__DATA SEGMENT__:
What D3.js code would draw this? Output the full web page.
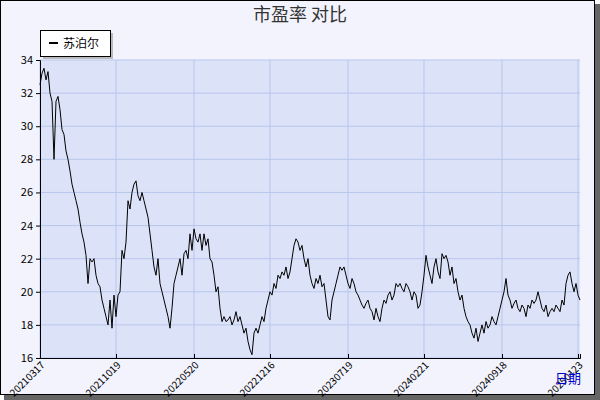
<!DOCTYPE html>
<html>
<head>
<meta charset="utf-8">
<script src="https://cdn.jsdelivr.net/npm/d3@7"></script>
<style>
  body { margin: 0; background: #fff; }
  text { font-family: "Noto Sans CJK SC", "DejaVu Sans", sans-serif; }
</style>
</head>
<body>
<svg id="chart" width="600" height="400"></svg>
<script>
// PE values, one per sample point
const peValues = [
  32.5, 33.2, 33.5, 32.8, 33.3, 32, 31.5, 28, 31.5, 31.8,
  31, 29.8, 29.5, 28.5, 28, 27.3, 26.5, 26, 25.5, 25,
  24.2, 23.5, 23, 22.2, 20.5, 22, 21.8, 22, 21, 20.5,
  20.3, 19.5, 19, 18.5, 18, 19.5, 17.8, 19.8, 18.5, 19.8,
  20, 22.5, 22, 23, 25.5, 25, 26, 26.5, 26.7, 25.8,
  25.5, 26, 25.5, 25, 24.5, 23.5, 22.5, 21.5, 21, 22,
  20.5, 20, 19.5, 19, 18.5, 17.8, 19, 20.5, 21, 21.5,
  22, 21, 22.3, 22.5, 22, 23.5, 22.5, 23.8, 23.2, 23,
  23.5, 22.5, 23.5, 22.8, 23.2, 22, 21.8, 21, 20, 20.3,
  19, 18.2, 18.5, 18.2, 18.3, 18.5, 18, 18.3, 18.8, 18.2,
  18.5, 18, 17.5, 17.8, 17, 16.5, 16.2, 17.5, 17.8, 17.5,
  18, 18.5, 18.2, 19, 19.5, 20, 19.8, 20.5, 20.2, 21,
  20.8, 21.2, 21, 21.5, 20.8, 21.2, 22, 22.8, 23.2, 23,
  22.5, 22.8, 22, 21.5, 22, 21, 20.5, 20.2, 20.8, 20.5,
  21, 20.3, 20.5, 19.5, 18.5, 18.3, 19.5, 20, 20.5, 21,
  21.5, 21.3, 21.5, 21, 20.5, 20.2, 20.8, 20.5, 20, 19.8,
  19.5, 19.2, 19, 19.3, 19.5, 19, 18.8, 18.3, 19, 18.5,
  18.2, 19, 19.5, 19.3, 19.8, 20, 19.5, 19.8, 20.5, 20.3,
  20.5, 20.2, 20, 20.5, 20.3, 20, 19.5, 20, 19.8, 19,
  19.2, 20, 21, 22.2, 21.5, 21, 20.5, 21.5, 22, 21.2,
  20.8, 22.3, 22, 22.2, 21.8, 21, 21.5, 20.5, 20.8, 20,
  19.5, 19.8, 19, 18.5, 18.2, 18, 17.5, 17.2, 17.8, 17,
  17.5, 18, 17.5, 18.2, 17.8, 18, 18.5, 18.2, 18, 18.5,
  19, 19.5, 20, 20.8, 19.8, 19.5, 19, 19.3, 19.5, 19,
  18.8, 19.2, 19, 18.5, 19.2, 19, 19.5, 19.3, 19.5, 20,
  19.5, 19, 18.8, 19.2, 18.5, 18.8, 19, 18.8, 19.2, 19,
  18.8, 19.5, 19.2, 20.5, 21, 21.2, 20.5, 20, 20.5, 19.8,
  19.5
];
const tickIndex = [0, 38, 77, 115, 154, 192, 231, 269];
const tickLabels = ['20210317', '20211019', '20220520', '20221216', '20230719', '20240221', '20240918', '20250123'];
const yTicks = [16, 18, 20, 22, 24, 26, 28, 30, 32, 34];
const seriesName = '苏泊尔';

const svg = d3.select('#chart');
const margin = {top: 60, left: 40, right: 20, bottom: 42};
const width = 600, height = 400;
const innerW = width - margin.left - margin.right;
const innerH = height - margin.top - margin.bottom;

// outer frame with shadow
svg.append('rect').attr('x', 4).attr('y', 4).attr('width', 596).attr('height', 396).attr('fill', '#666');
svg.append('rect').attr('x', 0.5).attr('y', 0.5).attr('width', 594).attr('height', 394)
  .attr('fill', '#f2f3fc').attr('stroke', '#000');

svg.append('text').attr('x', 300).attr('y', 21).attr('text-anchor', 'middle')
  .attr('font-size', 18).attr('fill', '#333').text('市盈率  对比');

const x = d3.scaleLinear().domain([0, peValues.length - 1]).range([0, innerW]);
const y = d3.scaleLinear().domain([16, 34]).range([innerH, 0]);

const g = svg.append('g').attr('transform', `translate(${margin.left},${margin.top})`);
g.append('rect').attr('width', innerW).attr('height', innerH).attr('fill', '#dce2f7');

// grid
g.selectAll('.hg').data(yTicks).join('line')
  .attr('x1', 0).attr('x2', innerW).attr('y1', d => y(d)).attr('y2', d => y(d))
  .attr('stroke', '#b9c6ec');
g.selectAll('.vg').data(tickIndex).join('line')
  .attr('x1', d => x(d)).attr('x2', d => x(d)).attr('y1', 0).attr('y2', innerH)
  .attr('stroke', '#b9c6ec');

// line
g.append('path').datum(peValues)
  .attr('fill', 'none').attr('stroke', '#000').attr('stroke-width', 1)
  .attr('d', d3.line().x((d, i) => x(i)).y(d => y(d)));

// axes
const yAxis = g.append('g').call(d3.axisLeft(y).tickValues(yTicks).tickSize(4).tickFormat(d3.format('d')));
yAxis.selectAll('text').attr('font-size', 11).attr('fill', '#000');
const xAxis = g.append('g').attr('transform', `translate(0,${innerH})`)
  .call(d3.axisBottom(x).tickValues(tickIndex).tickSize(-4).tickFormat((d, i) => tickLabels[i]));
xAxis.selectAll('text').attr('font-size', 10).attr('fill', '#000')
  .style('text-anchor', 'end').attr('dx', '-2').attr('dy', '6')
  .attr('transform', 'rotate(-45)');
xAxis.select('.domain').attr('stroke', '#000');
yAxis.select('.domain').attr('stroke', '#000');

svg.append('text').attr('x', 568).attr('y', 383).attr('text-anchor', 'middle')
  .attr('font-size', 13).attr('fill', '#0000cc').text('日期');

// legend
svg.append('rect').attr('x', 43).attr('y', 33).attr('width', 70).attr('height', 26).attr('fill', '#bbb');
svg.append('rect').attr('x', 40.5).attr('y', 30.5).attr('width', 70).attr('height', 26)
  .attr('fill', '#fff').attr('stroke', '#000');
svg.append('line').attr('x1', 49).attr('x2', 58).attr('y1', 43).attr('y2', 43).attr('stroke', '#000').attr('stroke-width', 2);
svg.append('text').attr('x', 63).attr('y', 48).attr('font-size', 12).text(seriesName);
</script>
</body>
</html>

__YOUR GOAL__:
Return each line of the data, keeping its wording exact and omitting pictures.

__ANSWER TO THE PROBLEM__:
What D3.js code would draw this? Output the full web page.
<!DOCTYPE html>
<html>
<head>
<meta charset="utf-8">
<script src="https://cdn.jsdelivr.net/npm/d3@7"></script>
<style>
  body { margin: 0; background: #fff; }
  text { font-family: "Noto Sans CJK SC", "DejaVu Sans", sans-serif; }
</style>
</head>
<body>
<svg id="chart" width="600" height="400"></svg>
<script>
// PE values, one per sample point
const peValues = [
  32.5, 33.2, 33.5, 32.8, 33.3, 32, 31.5, 28, 31.5, 31.8,
  31, 29.8, 29.5, 28.5, 28, 27.3, 26.5, 26, 25.5, 25,
  24.2, 23.5, 23, 22.2, 20.5, 22, 21.8, 22, 21, 20.5,
  20.3, 19.5, 19, 18.5, 18, 19.5, 17.8, 19.8, 18.5, 19.8,
  20, 22.5, 22, 23, 25.5, 25, 26, 26.5, 26.7, 25.8,
  25.5, 26, 25.5, 25, 24.5, 23.5, 22.5, 21.5, 21, 22,
  20.5, 20, 19.5, 19, 18.5, 17.8, 19, 20.5, 21, 21.5,
  22, 21, 22.3, 22.5, 22, 23.5, 22.5, 23.8, 23.2, 23,
  23.5, 22.5, 23.5, 22.8, 23.2, 22, 21.8, 21, 20, 20.3,
  19, 18.2, 18.5, 18.2, 18.3, 18.5, 18, 18.3, 18.8, 18.2,
  18.5, 18, 17.5, 17.8, 17, 16.5, 16.2, 17.5, 17.8, 17.5,
  18, 18.5, 18.2, 19, 19.5, 20, 19.8, 20.5, 20.2, 21,
  20.8, 21.2, 21, 21.5, 20.8, 21.2, 22, 22.8, 23.2, 23,
  22.5, 22.8, 22, 21.5, 22, 21, 20.5, 20.2, 20.8, 20.5,
  21, 20.3, 20.5, 19.5, 18.5, 18.3, 19.5, 20, 20.5, 21,
  21.5, 21.3, 21.5, 21, 20.5, 20.2, 20.8, 20.5, 20, 19.8,
  19.5, 19.2, 19, 19.3, 19.5, 19, 18.8, 18.3, 19, 18.5,
  18.2, 19, 19.5, 19.3, 19.8, 20, 19.5, 19.8, 20.5, 20.3,
  20.5, 20.2, 20, 20.5, 20.3, 20, 19.5, 20, 19.8, 19,
  19.2, 20, 21, 22.2, 21.5, 21, 20.5, 21.5, 22, 21.2,
  20.8, 22.3, 22, 22.2, 21.8, 21, 21.5, 20.5, 20.8, 20,
  19.5, 19.8, 19, 18.5, 18.2, 18, 17.5, 17.2, 17.8, 17,
  17.5, 18, 17.5, 18.2, 17.8, 18, 18.5, 18.2, 18, 18.5,
  19, 19.5, 20, 20.8, 19.8, 19.5, 19, 19.3, 19.5, 19,
  18.8, 19.2, 19, 18.5, 19.2, 19, 19.5, 19.3, 19.5, 20,
  19.5, 19, 18.8, 19.2, 18.5, 18.8, 19, 18.8, 19.2, 19,
  18.8, 19.5, 19.2, 20.5, 21, 21.2, 20.5, 20, 20.5, 19.8,
  19.5
];
const tickIndex = [0, 38, 77, 115, 154, 192, 231, 269];
const tickLabels = ['20210317', '20211019', '20220520', '20221216', '20230719', '20240221', '20240918', '20250123'];
const yTicks = [16, 18, 20, 22, 24, 26, 28, 30, 32, 34];
const seriesName = '苏泊尔';

const svg = d3.select('#chart');
const margin = {top: 60, left: 40, right: 20, bottom: 42};
const width = 600, height = 400;
const innerW = width - margin.left - margin.right;
const innerH = height - margin.top - margin.bottom;

// outer frame with shadow
svg.append('rect').attr('x', 4).attr('y', 4).attr('width', 596).attr('height', 396).attr('fill', '#666');
svg.append('rect').attr('x', 0.5).attr('y', 0.5).attr('width', 594).attr('height', 394)
  .attr('fill', '#f2f3fc').attr('stroke', '#000');

svg.append('text').attr('x', 300).attr('y', 21).attr('text-anchor', 'middle')
  .attr('font-size', 18).attr('fill', '#333').text('市盈率  对比');

const x = d3.scaleLinear().domain([0, peValues.length - 1]).range([0, innerW]);
const y = d3.scaleLinear().domain([16, 34]).range([innerH, 0]);

const g = svg.append('g').attr('transform', `translate(${margin.left},${margin.top})`);
g.append('rect').attr('width', innerW).attr('height', innerH).attr('fill', '#dce2f7');

// grid
g.selectAll('.hg').data(yTicks).join('line')
  .attr('x1', 0).attr('x2', innerW).attr('y1', d => y(d)).attr('y2', d => y(d))
  .attr('stroke', '#b9c6ec');
g.selectAll('.vg').data(tickIndex).join('line')
  .attr('x1', d => x(d)).attr('x2', d => x(d)).attr('y1', 0).attr('y2', innerH)
  .attr('stroke', '#b9c6ec');

// line
g.append('path').datum(peValues)
  .attr('fill', 'none').attr('stroke', '#000').attr('stroke-width', 1)
  .attr('d', d3.line().x((d, i) => x(i)).y(d => y(d)));

// axes
const yAxis = g.append('g').call(d3.axisLeft(y).tickValues(yTicks).tickSize(4).tickFormat(d3.format('d')));
yAxis.selectAll('text').attr('font-size', 11).attr('fill', '#000');
const xAxis = g.append('g').attr('transform', `translate(0,${innerH})`)
  .call(d3.axisBottom(x).tickValues(tickIndex).tickSize(-4).tickFormat((d, i) => tickLabels[i]));
xAxis.selectAll('text').attr('font-size', 10).attr('fill', '#000')
  .style('text-anchor', 'end').attr('dx', '-2').attr('dy', '6')
  .attr('transform', 'rotate(-45)');
xAxis.select('.domain').attr('stroke', '#000');
yAxis.select('.domain').attr('stroke', '#000');

svg.append('text').attr('x', 568).attr('y', 383).attr('text-anchor', 'middle')
  .attr('font-size', 13).attr('fill', '#0000cc').text('日期');

// legend
svg.append('rect').attr('x', 43).attr('y', 33).attr('width', 70).attr('height', 26).attr('fill', '#bbb');
svg.append('rect').attr('x', 40.5).attr('y', 30.5).attr('width', 70).attr('height', 26)
  .attr('fill', '#fff').attr('stroke', '#000');
svg.append('line').attr('x1', 49).attr('x2', 58).attr('y1', 43).attr('y2', 43).attr('stroke', '#000').attr('stroke-width', 2);
svg.append('text').attr('x', 63).attr('y', 48).attr('font-size', 12).text(seriesName);
</script>
</body>
</html>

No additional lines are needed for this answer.